The package offers many options for tuning the synthesis process:
- Allows to select the order of synthesis of variables and skip variables if needed
- Handles missing data. For categorical variables it treats missing data as an extra category. For continuous variables two steps are. In the first step, we synthesise an auxiliary binary variable specifying whether a value is missing or not. Depending on the method specified by a user for the original variable a logit or CART model is used for synthesis. If there are different types of missing values an auxiliary categorical variable is created to reflect this and an appropriate model is used for synthesis (a polytomous or CART model). In the second step, a synthesising model is fitted to the non-missing values in the original variable and then used to generate synthetic values for the non-missing category records in our auxiliary variable. The auxiliary variable and a variable with non-missing values and zeros for remaining records are used instead of the original variable for prediction of other variables.
- Handles restriction in variable values/combinations: In such cases the rules and the corresponding values should be specified using rules and rvalues parameters. They are supplied in the form of named. The variables used in rules have to be synthesised prior to the variable they refer to. In the synthesis process the restricted values are assigned first and then only the records with unrestricted values are synthesised.
- Option to use simple or proper synthesis as described above (effectively MLE vs full posterior inference while synthesising).
- Type of models: Several models can be used. They comprise parametric and non-parametric ones and they can also be grouped into categorical, continuous or general. Examples include CART, linear regression, logistic regression, pmm, etc (see paper for more details). The user can choose which one to apply to each variable. User-written models can also be used.

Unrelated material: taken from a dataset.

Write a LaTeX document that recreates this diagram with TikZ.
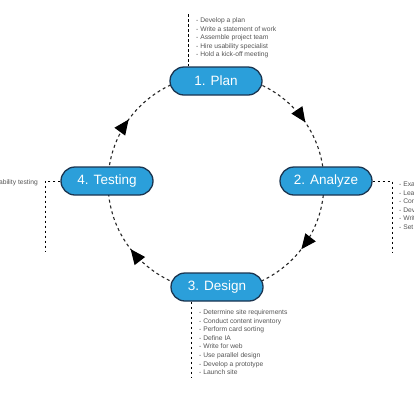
\documentclass[tikz,border=0pt]{standalone}
\usepackage{fontspec}
\setmainfont{Liberation Sans}
\usetikzlibrary{arrows.meta,decorations.markings}
\definecolor{stepfill}{HTML}{2B9FDA}
\definecolor{stepline}{HTML}{1B3550}
\definecolor{notegray}{HTML}{555555}
\tikzset{
  stepbox/.style={draw=stepline, line width=1.3pt, fill=stepfill, rounded corners=14pt,
    minimum width=92pt, minimum height=28pt, inner sep=0pt, text=white,
    font=\fontsize{13.5}{16}\selectfont},
  cyclearc/.style={draw=black!85, line width=1.1pt, dash pattern=on 3pt off 3pt},
  annot/.style={draw=black, line width=1pt, dash pattern=on 2.5pt off 2.5pt},
  notetext/.style={text=notegray, font=\fontsize{6.7}{8.6}\selectfont, align=left, inner sep=0pt},
  tipmark/.style={postaction=decorate, decoration={markings,
    mark=at position #1 with {\arrow[solid,black]{Triangle[length=15pt,width=13pt]}}}}
}
\begin{document}
\begin{tikzpicture}[x=1pt,y=1pt]
\useasboundingbox (0,0) rectangle (414,-400);
\fill[white] (0,0) rectangle (414,-400);

\coordinate (c) at (216,-183);
\draw[cyclearc, tipmark=0.62] (c) ++(90:108) arc[start angle=90, end angle=0, radius=108];
\draw[cyclearc, tipmark=0.42] (c) ++(0:108) arc[start angle=0, end angle=-90, radius=108];
\draw[cyclearc, tipmark=0.58] (c) ++(-90:108) arc[start angle=-90, end angle=-180, radius=108];
\draw[cyclearc, tipmark=0.40] (c) ++(180:108) arc[start angle=180, end angle=90, radius=108];

\node[stepbox] (plan) at (216,-81) {1. Plan};
\node[stepbox] (analyze) at (326,-181) {2. Analyze};
\node[stepbox] (design) at (217,-287) {3. Design};
\node[stepbox] (testing) at (107,-181) {4. Testing};

% Plan notes
\coordinate (pa) at (188,-14);
\draw[annot] (pa) -- (pa |- plan.north);
\node[notetext, anchor=north west] (plannotes) at (196,-17.5) {- Develop a plan\\- Write a statement of work\\- Assemble project team\\- Hire usability specialist\\- Hold a kick-off meeting};

% Analyze notes
\coordinate (ab) at (392,-252);
\draw[annot] (analyze.east) -| (ab);
\node[notetext, anchor=north west] (analyzenotes) at (399,-181.5) {- Examine current site\\- Learn about users\\- Conduct task analysis\\- Develop personas\\- Write scenarios\\- Set measurable goals};

% Design notes
\coordinate (db) at (191,-378);
\draw[annot] (db |- design.south) -- (db);
\node[notetext, anchor=north west] (designnotes) at (199,-309.5) {- Determine site requirements\\- Conduct content inventory\\- Perform card sorting\\- Define IA\\- Write for web\\- Use parallel design\\- Develop a prototype\\- Launch site};

% Testing notes
\coordinate (tb) at (45,-252);
\draw[annot] (testing.west) -| (tb);
\node[notetext, anchor=east] (testingnotes) at (38,-183) {- Conduct usability testing};
\end{tikzpicture}
\end{document}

- Population or sample inference can be chosen. The former assumes we are trying to infer the population parameters while the latter assumes we infer the original data (sample parameters). The variances are evaluated in different ways.
- The size of the synthesised data sets (number of rows) is easy to tune.
The package allows for some limited tuning of privacy in of the synthetic data set:
- The user can tune the minimum number of observations that can be grouped into each leaf of a CART or ctree model. The larger the number, the better the privacy as it is less likely that original rows will be replicated. Utility is inversely affected as the model becomes less accurate.
- Kernel smoothing can be applied to reduce the risk of replicating unusual continuous variable values.
Utility is quantified using the following methods:
- Metric 1: Compare frequency distributions of original vs. synthesised for each variable. Produces tables and graphs.
- Metric 2: Train GLM on synthetic data set. Compare results with the same GLM trained on the original data set. Provides several utility metrics and graphs, see paper
Pros
- Well written and easy to use
- Offers a variety of synthesis models
- Offers privacy options
- Utility evaluation is implemented
- Many features and tuning options
- Allows adding user-written models
Cons
- Classification trees are prone to over fitting, maintaining all relationships is unlikely to be possible in cases of more than say 10 variables, depending on number of categories, complexity of relationships and so on.
- The package cannot deal with complex data structures, such as hierarchical, or cluster structures (e.g., individuals within households), so in this case packages like simPop are more suitable.